I just finished Phyllis Tickle’s The Great Emergence: How Christianity Is Changing and Why last week and read the quote below the day after I returned from the ELCA Churchwide Assembly. Given the nature of what happened that previous week, it stuck out. It’s an interesting historical analysis.
To approach any of the arguments and questions surrounding homosexuality in the closing years of the twentieth century and the opening ones of the twenty-first is to approach a battle to the death. When it is all resolved–and it most surely will be–the Reformation’s understanding of Scripture as it had been taught by Protestantism for almost five centuries will be dead. That is not to say that Scripture as the base of authority is dead.
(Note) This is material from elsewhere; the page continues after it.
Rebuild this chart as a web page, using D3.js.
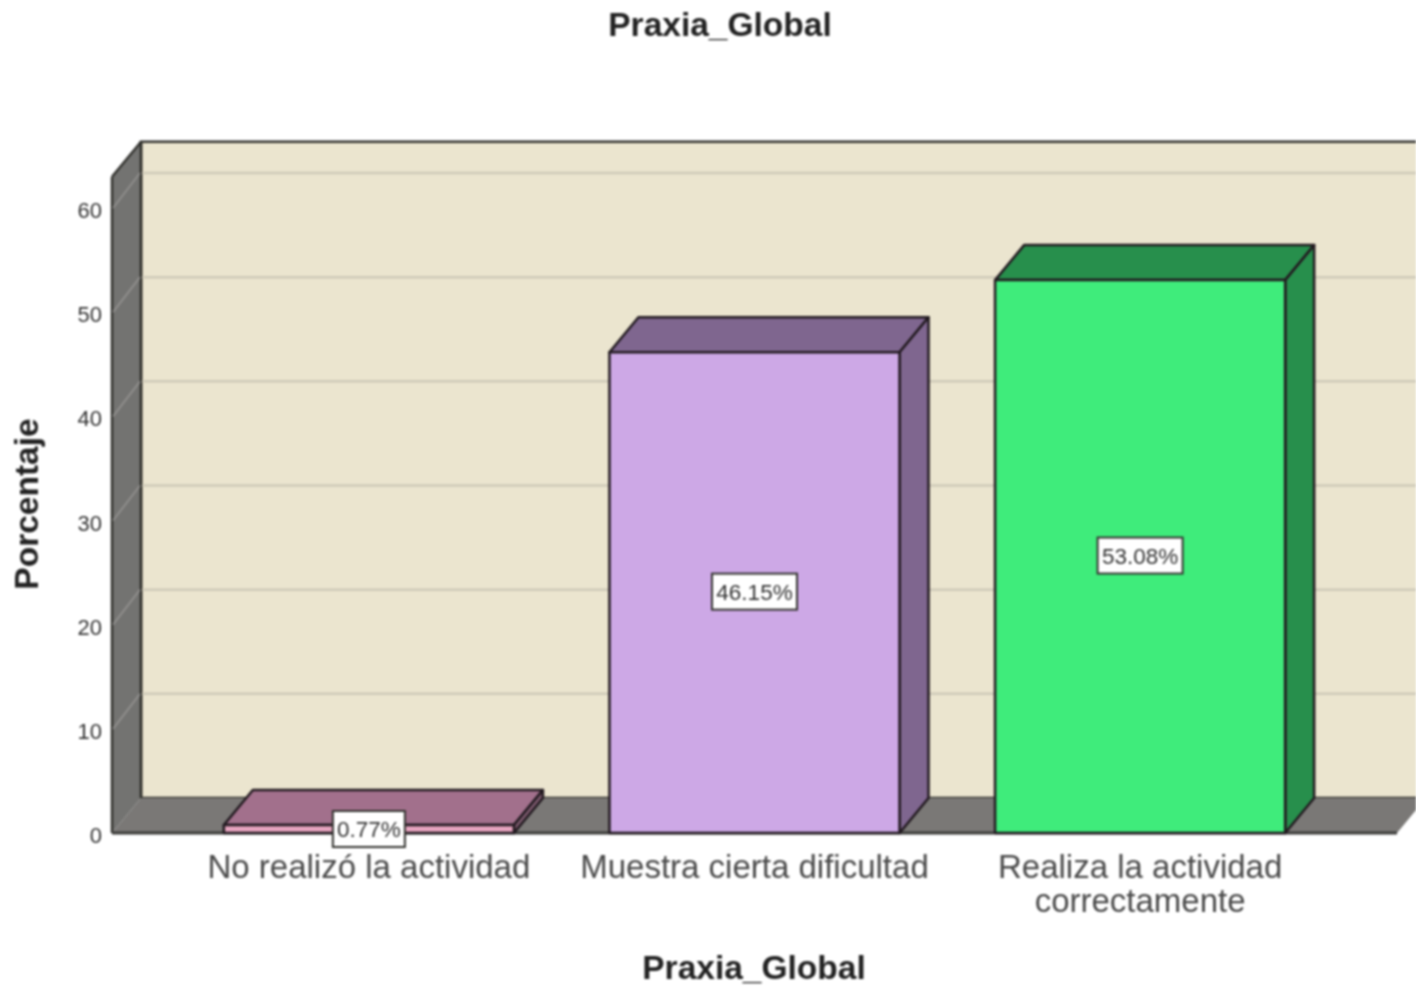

Rather it is to say that what the Protestant tradition has taught about the nature of that authority will be either dead or in mortal need of reconfiguration. And that kind of summation is agonizing for the surrounding culture in general. In particular, it is agonizing for the individual lives that have been built upon it. Such and ending is being staved off with every means available and resisted with every bit of energy that can be mustered. Of all the fights, the gay one must be–has to be–the bitterest, because once it is lost, there are no more fights to be had. It is finished. Where now is the authority? (101)
I loved that passage from Tickle’s book. It haunted me and reminded me the importance of navigating these difficult issues with grace, humility and an open-mind.